- Directed by: Gus Meins
- Produced by: Hal Roach
- Cinematography: Harry Forbes
- Edited by: Louis McManus
- Music by: Leroy Shield
- Distributed by: MGM
- Release date: September 21, 1935;
- Running time: 19' 27"
- Country: United States
- Language: English

= Little Papa =

Little Papa is a 1935 Our Gang short comedy film directed by Gus Meins. It was the 138th Our Gang short to be released.

==Plot==
Although Spanky would like to play football with the rest of the gang, he is stuck at home taking care of his baby sister. Hoping to lull the kid to sleep, thereby allowing himself to sneak out of the house, Spanky tries all sorts of "sure-fire" beddie-bye methods. But neither he nor his co-conspirator "Alfalfa" are able to coerce the little brat into drifting off to dreamland—though they do briefly fall asleep themselves.

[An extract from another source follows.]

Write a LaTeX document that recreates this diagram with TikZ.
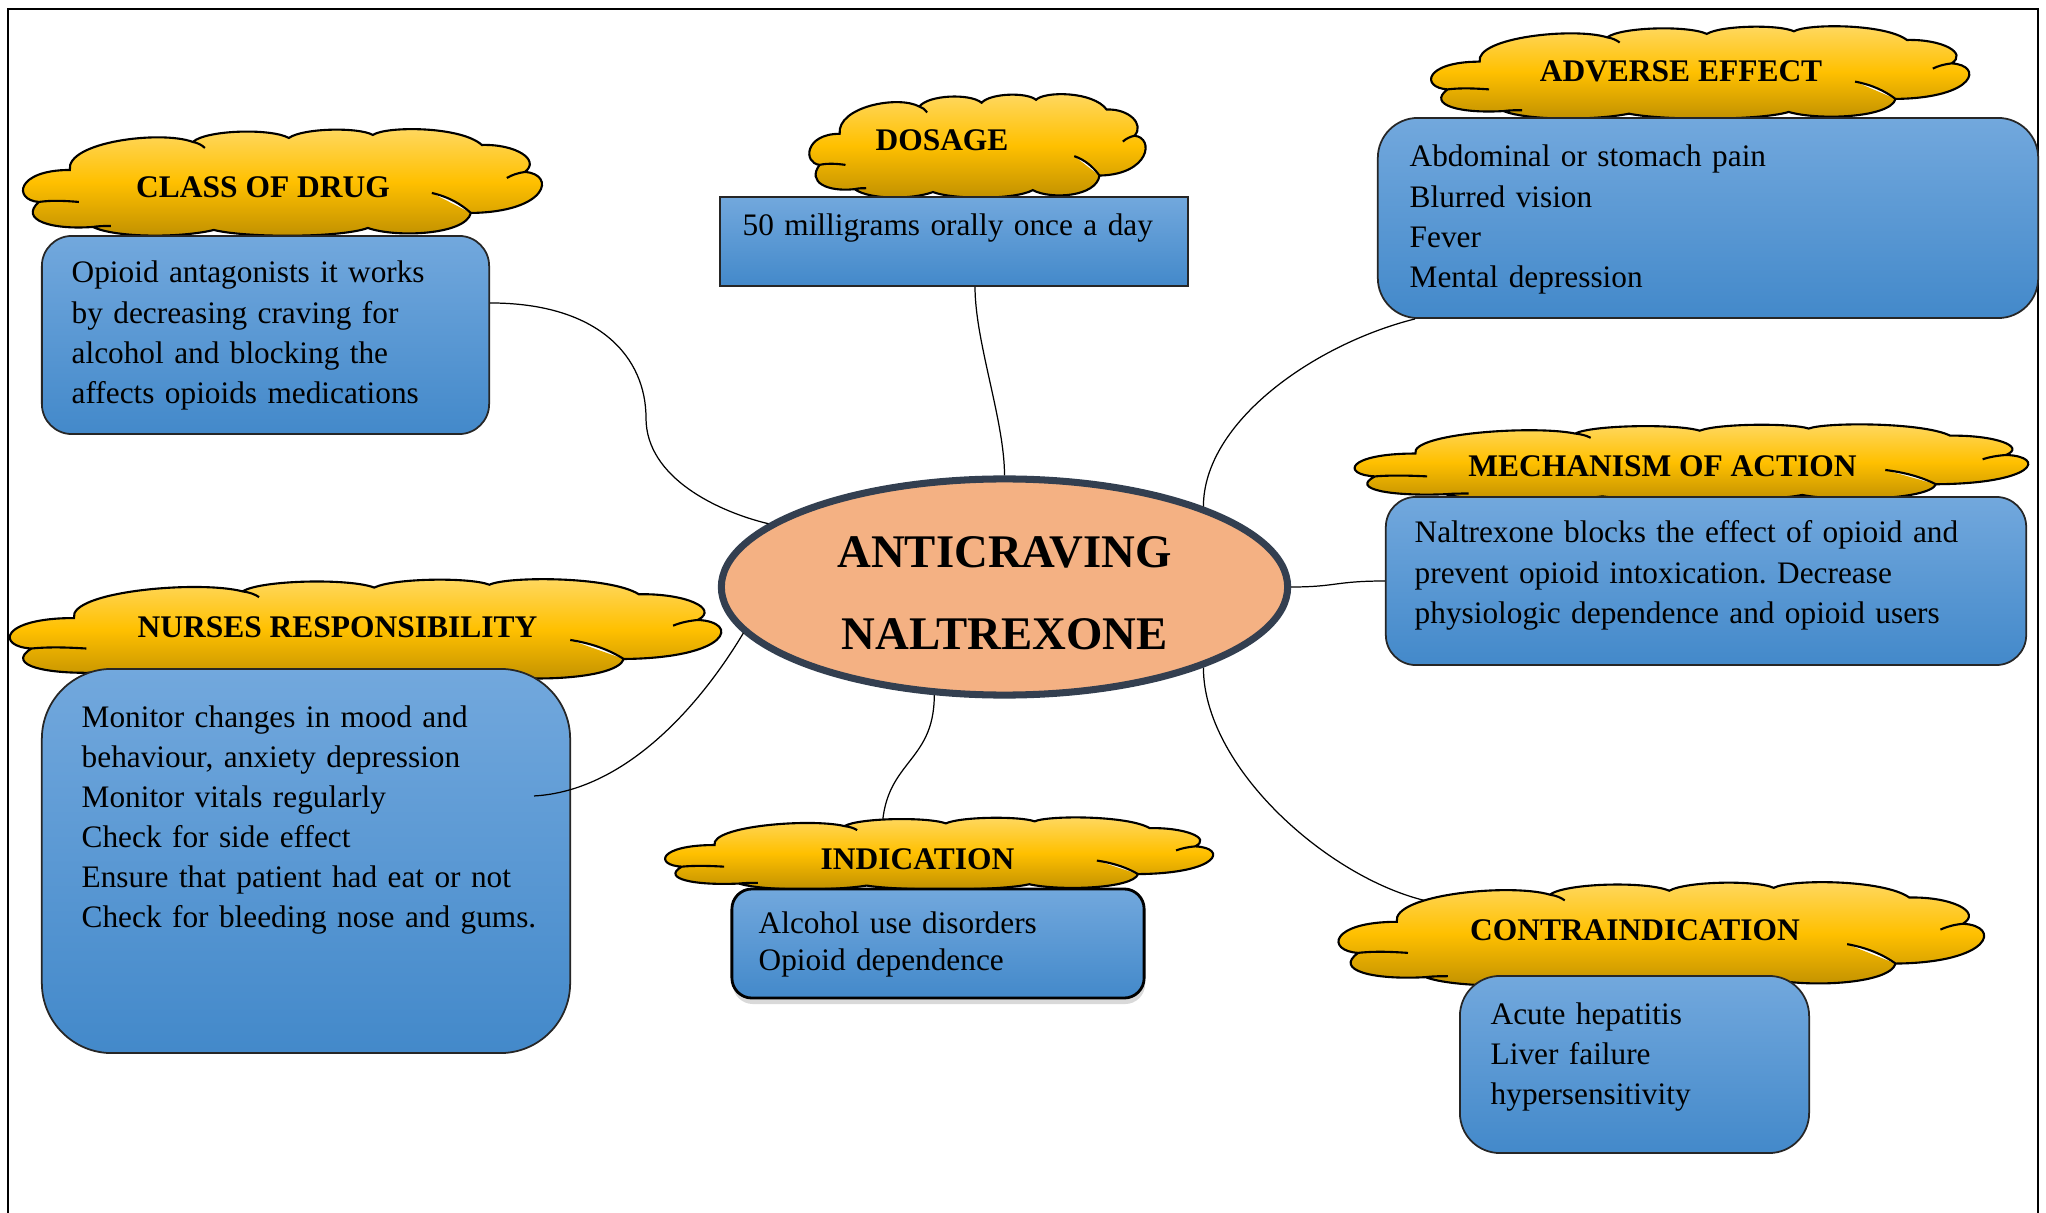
\documentclass[tikz,border=0pt]{standalone}
\usepackage{fontspec}
\setmainfont{Liberation Serif}
\usetikzlibrary{shapes.geometric,shadows,backgrounds}
\definecolor{boxtop}{RGB}{114,168,221}
\definecolor{boxbot}{RGB}{67,137,202}
\definecolor{cloudtop}{RGB}{255,217,100}
\definecolor{cloudmid}{RGB}{255,192,0}
\definecolor{cloudbot}{RGB}{191,143,0}
\definecolor{corefill}{RGB}{244,177,131}
\definecolor{coreline}{RGB}{51,63,80}
\newcommand{\cloudoutline}{(49,40) .. controls (45,12) and (140,0) .. (172,12)
	.. controls (185,0) and (250,-2) .. (268,8) .. controls (282,-2) and (338,-3) .. (352,5)
	.. controls (365,-4) and (440,-4) .. (461,15) .. controls (495,14) and (520,30) .. (504,42)
	.. controls (535,44) and (528,82) .. (450,83) .. controls (445,105) and (375,108) .. (347,98)
	.. controls (320,108) and (225,108) .. (193,100) .. controls (160,108) and (95,108) .. (72,97)
	.. controls (30,100) and (-2,90) .. (18,72) .. controls (-8,70) and (-5,40) .. (49,40) -- cycle}
\newcommand{\cloudcreases}{(18,72) .. controls (32,70) and (46,71) .. (58,72)
	(72,97) .. controls (78,96) and (84,96) .. (90,96)
	(172,12) .. controls (177,13) and (181,15) .. (184,18)
	(504,42) .. controls (497,43) and (491,45) .. (486,48)
	(450,83) .. controls (440,74) and (428,67) .. (411,63)}

\begin{document}
\begin{tikzpicture}[x=0.01cm,y=-0.01cm,font=\fontsize{8.9pt}{11.38pt}\selectfont]
	\frenchspacing
	\tikzset{spot/.style={rectangle, inner sep=0pt, outer sep=0pt}}
	\tikzset{bubble/.style={draw, line width=0.6pt, top color=cloudtop, bottom color=cloudbot, middle color=cloudmid}}
	\tikzset{panel/.style={draw=black!85, line width=0.5pt, top color=boxtop, bottom color=boxbot, inner sep=0pt}}
	\tikzset{heading/.style={anchor=base, inner sep=0pt, font=\fontsize{8.95pt}{11pt}\selectfont\bfseries}}
	\tikzset{body/.style={anchor=base west, inner sep=0pt, align=left}}
	\tikzset{link/.style={draw, line width=0.35pt}}
	\useasboundingbox (0,0) rectangle (2046,1213);
	\draw[line width=0.7pt] (8,1213) -- (8,9) -- (2038,9) -- (2038,1213);
	\node[spot, minimum width=5.2cm, minimum height=1.05cm] (classcloud) at (281,182.5) {};
	\draw[bubble, shift={(classcloud.north west)}] \cloudoutline \cloudcreases;
	\node[spot, minimum width=3.37cm, minimum height=1.02cm] (doscloud) at (976.5,146) {};
	\draw[bubble, shift={(doscloud.north west)}, xscale=0.648, yscale=0.971] \cloudoutline \cloudcreases;
	\node[spot, minimum width=5.39cm, minimum height=0.91cm] (adcloud) at (1698.5,72.5) {};
	\draw[bubble, shift={(adcloud.north west)}, xscale=1.037, yscale=0.867] \cloudoutline \cloudcreases;
	\node[spot, minimum width=6.75cm, minimum height=0.75cm] (mechcloud) at (1689.5,462.5) {};
	\draw[bubble, shift={(mechcloud.north west)}, xscale=1.298, yscale=0.714] \cloudoutline \cloudcreases;
	\node[spot, minimum width=7.13cm, minimum height=1cm] (nursecloud) at (363.5,630) {};
	\draw[bubble, shift={(nursecloud.north west)}, xscale=1.371, yscale=0.952] \cloudoutline \cloudcreases;
	\node[spot, minimum width=5.49cm, minimum height=0.71cm] (indcloud) at (937.5,853.5) {};
	\draw[bubble, shift={(indcloud.north west)}, xscale=1.056, yscale=0.676] \cloudoutline \cloudcreases;
	\node[spot, minimum width=6.47cm, minimum height=1.02cm] (contracloud) at (1659.5,934) {};
	\draw[bubble, shift={(contracloud.north west)}, xscale=1.244, yscale=0.971] \cloudoutline \cloudcreases;
	\node[heading] (classhead) at (263,198) {CLASS OF DRUG};
	\node[heading] (doshead) at (942,151) {DOSAGE};
	\node[heading] (adhead) at (1681,82) {ADVERSE EFFECT};
	\node[heading] (mechhead) at (1662.5,477) {MECHANISM OF ACTION};
	\node[heading] (nursehead) at (337.5,637) {NURSES RESPONSIBILITY};
	\node[heading] (indhead) at (917.5,869) {INDICATION};
	\node[heading] (contrahead) at (1635,940) {CONTRAINDICATION};
	\node[panel, rounded corners=0.3cm, minimum width=4.47cm, minimum height=1.98cm] (classbox) at (265.5,335) {};
	\node[panel, minimum width=4.68cm, minimum height=0.89cm] (dosbox) at (954,241.5) {};
	\node[panel, rounded corners=0.4cm, minimum width=6.6cm, minimum height=2cm] (adbox) at (1708,218) {};
	\node[panel, rounded corners=0.3cm, minimum width=6.4cm, minimum height=1.68cm] (mechbox) at (1706,581) {};
	\node[panel, rounded corners=0.7cm, minimum width=5.28cm, minimum height=3.84cm] (nursebox) at (306,861) {};
	\node[panel, rounded corners=0.2cm, line width=0.8pt, draw=black,
		drop shadow={shadow xshift=0.01cm, shadow yshift=-0.06cm, opacity=0.3},
		minimum width=4.12cm, minimum height=1.09cm] (indbox) at (938,943.5) {};
	\node[panel, rounded corners=0.4cm, minimum width=3.49cm, minimum height=1.77cm] (contrabox) at (1634.5,1064.5) {};
	\node[body, text width=3.9cm] (classtext) at (71,283) {Opioid antagonists it works\\by decreasing craving for\\alcohol and blocking the\\affects opioids medications};
	\node[body, text width=4.3cm] (dostext) at (742,236) {50 milligrams orally once a day};
	\node[body, text width=4cm] (adtext) at (1409,167) {Abdominal or stomach pain\\Blurred vision\\Fever\\Mental depression};
	\node[body, text width=5.8cm] (mechtext) at (1414,543) {Naltrexone blocks the effect of opioid and\\prevent opioid intoxication. Decrease\\physiologic dependence and opioid users};
	\node[body, text width=4.9cm] (nursetext) at (81,727) {Monitor changes in mood and\\behaviour, anxiety depression\\Monitor vitals regularly\\Check for side effect\\Ensure that patient had eat or not\\Check for bleeding nose and gums.};
	\node[body, text width=3.2cm, font=\fontsize{8.9pt}{10.8pt}\selectfont] (indtext) at (758,933) {Alcohol use disorders\\Opioid dependence};
	\node[body, text width=2.5cm] (contratext) at (1490,1024) {Acute hepatitis\\Liver failure\\hypersensitivity};
	\node[ellipse, draw=coreline, line width=2pt, fill=corefill, minimum width=5.66cm, minimum height=2.16cm,
		align=center, font=\fontsize{13.3pt}{23.3pt}\selectfont\bfseries] (core) at (1004.5,587) {\rule{0pt}{0.44cm}ANTICRAVING\\NALTREXONE};
	\draw[link] ([yshift=0.32cm]classbox.east) .. controls +(110,0) and +(0,-60) .. (646,418)
		.. controls +(0,60) and +(-50,-12) .. (core.165);
	\draw[link] ([xshift=0.21cm]dosbox.south) .. controls +(0,55) and +(0,-55) .. (core.north);
	\draw[link] ([xshift=0.38cm]adbox.south west) .. controls +(-100,25) and +(0,-85) .. (core.22);
	\draw[link] (mechbox.west) .. controls +(-50,0) and +(45,0) .. (core.east);
	\draw[link] ([xshift=-0.37cm,yshift=0.65cm]nursebox.east) .. controls +(90,-5) and +(-45,75) .. (core.190);
	\begin{scope}[on background layer]
		\draw[link] ([xshift=-0.555cm,yshift=0.185cm]indcloud.center) .. controls +(0,-75) and +(0,70) .. (core.237);
		\draw[link] (core.-22) .. controls +(0,110) and +(-100,-5) .. ([xshift=-2.05cm,yshift=0.29cm]contracloud.center);
	\end{scope}
\end{tikzpicture}
\end{document}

Their efforts briefly succeed but ultimately fail when, in the process of inflating a football, they cause its air sac to burst loudly, waking the baby and ruining all their efforts.

==Cast==

===The Gang===
- Scotty Beckett as Scotty
- George McFarland as Spanky
- Carl Switzer as Alfalfa
- Billie Thomas as Buckwheat
- Alvin Buckelew as Alvin
- Dickie De Nuet as Little Our Gang member
- Sidney Kibrick as Our Gang member
- Donald Proffitt as Our Gang member

===Additional cast===
- Patsy May as Baby
- Ruth Hiatt as Mother
- Eva Lee Kuney (uncredited)

== Notes ==
- This short marks the first appearance of Patsy May, who only made 3 other Our Gang appearances after this.